こと、読書感想文に至っては、まず本の選び方から、そして、(付せんを使うなど)本の読み方も教えてもらったこともありません。ましてや感想文をどう書いたら良いかという「感想文の書き方」を教えてもらったこともありません。
ポスターや工作、自由研究についても同様で、やり方や工夫の仕方を教えてもらったこともありません。ただやってきなさいと一方的に家庭に丸投げなのも、学校の宿題の問題点でもあります。
「どうやったらいいのかわからない」
「そんな宿題やっている場合じゃない」
というのが、親も子も本音かもしれません。

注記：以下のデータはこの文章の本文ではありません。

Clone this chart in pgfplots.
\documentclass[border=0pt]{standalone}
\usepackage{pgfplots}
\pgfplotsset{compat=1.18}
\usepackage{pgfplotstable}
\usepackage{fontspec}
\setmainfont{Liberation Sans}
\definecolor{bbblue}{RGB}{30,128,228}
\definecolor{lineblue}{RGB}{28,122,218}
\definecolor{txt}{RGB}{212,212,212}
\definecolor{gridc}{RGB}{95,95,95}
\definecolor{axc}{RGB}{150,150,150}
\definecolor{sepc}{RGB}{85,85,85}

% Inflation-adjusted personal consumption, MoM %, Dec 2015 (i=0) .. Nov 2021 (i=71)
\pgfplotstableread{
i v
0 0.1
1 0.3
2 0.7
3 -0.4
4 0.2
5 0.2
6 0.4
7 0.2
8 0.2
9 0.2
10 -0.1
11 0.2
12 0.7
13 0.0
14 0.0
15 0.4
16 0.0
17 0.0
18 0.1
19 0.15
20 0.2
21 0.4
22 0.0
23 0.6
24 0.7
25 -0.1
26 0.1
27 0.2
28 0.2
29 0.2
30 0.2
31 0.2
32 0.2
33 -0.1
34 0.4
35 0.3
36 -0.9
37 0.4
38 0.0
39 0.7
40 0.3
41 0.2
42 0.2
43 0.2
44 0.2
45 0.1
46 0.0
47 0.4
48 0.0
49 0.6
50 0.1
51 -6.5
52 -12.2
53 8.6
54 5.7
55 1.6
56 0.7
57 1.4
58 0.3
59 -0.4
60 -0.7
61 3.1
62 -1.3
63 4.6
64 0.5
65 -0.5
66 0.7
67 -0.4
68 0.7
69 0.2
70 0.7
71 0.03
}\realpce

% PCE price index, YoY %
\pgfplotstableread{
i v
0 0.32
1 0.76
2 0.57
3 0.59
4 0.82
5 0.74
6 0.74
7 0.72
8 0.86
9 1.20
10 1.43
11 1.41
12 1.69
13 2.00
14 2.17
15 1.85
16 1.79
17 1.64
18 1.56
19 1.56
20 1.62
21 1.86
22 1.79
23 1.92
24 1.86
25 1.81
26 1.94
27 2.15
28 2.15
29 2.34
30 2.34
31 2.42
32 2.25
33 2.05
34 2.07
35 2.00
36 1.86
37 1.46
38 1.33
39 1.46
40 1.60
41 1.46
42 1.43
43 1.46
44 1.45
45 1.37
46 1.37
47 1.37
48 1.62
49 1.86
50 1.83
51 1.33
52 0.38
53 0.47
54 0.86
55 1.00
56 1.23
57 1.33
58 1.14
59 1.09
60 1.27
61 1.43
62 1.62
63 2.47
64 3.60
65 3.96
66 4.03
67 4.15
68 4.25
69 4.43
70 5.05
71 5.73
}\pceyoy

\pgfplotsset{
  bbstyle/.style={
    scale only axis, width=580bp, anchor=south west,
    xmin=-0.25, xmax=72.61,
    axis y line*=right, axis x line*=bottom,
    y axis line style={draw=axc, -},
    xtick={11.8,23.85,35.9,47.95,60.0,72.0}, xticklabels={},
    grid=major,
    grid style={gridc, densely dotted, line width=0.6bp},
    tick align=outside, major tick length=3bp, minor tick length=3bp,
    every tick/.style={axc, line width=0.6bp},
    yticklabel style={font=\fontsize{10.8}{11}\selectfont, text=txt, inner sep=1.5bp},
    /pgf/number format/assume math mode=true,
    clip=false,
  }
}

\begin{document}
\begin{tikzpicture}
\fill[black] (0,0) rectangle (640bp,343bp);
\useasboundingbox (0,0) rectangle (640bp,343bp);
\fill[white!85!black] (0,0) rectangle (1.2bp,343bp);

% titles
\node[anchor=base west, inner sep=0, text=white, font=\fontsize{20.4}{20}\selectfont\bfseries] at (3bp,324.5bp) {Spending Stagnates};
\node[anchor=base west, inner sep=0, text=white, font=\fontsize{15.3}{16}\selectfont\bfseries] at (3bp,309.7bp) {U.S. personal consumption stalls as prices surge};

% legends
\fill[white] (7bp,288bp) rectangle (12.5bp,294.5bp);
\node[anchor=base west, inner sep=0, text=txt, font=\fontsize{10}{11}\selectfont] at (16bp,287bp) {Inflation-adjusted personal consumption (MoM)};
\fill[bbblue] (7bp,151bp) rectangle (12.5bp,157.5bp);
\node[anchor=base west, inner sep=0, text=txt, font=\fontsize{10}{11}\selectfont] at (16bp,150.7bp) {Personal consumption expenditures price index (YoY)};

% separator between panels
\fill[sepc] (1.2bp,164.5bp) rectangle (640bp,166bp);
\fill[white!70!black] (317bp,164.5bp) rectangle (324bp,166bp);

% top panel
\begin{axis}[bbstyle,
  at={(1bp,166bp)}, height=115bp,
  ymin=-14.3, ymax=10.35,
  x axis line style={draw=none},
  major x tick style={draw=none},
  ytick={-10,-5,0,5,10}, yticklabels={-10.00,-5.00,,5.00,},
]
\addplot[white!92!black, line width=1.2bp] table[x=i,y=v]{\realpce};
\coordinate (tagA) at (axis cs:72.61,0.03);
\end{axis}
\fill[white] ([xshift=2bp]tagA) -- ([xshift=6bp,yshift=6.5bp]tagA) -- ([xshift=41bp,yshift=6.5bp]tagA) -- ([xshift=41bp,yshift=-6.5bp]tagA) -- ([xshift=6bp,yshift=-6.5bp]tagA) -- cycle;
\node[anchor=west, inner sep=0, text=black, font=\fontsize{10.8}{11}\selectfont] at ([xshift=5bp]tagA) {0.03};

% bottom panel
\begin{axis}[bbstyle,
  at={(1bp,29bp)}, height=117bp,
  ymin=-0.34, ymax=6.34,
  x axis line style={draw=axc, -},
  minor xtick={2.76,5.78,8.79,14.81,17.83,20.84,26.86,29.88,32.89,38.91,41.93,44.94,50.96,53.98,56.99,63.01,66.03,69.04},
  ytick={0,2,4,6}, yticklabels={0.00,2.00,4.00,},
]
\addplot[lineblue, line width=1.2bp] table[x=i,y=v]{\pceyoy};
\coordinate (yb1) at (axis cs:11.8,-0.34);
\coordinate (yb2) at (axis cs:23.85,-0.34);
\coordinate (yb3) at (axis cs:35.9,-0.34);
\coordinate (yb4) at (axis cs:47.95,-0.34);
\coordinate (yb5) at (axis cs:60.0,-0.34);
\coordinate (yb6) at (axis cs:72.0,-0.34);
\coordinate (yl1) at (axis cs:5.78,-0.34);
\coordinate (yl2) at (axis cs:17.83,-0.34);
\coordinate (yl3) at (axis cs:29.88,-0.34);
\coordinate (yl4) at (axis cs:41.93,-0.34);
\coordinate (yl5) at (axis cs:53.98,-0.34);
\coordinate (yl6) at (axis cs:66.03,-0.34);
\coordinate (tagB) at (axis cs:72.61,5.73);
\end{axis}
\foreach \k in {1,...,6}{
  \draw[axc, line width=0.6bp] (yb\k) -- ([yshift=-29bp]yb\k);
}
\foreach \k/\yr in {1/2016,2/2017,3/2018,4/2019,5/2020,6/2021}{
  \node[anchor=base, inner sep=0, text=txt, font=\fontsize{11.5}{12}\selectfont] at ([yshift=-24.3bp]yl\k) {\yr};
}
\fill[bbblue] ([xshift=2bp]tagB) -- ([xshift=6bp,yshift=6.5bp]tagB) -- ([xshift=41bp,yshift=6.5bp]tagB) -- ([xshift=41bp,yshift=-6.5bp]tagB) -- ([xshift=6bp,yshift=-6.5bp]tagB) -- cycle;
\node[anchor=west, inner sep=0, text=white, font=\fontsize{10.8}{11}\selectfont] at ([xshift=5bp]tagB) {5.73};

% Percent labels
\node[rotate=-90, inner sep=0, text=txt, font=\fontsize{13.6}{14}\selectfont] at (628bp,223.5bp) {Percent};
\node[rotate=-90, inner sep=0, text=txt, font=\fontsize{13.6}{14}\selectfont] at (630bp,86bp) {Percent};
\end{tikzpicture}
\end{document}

代行業者に丸投げしたい気持ちもわからないでもありません。
長い目で見れば宿題代行サービスは損
さて、一般論としては一概に良い悪いと決めつけられない、この宿題代行サービス。長い目で見ると子どものためにならないことだけは明らかです。お金で何でも解決できてしまうという誤った価値観を、子どもに植え付けてしまうことにもなりかねません。それに、子どもが中学、高校、大学、そして社会に出たとき、自分で解決する力を身につけていないと困るのは子ども本人です。宿題のようなやらなければいけないことを、計画的にこなしていく力は、何かとせわしいこの世の中では必要とされる力の一つです。
また、宿題代行サービスを利用しないとこなせないような受験勉強には、そもそも無理があると考えることもできます。無理をして、背伸び受験をしても、結局は、入った学校のレベルについていけず挫折する可能性もあります。そんな場合は思い切って志望校のレベルを下げる決断も必要です。
あるいは、あれもこれも子どもに身につけさせたいと、塾通いや習い事が多すぎるのかもしれません。
いずれにせよ宿題代行サービスが繁盛する背景には、そんな親と子のゆとりのなさがあるのかもしれません。もし、こういったサービスを利用しようと思ったときは、一度、立ち止まって、長い目で見て、考えてみるようにしましょう。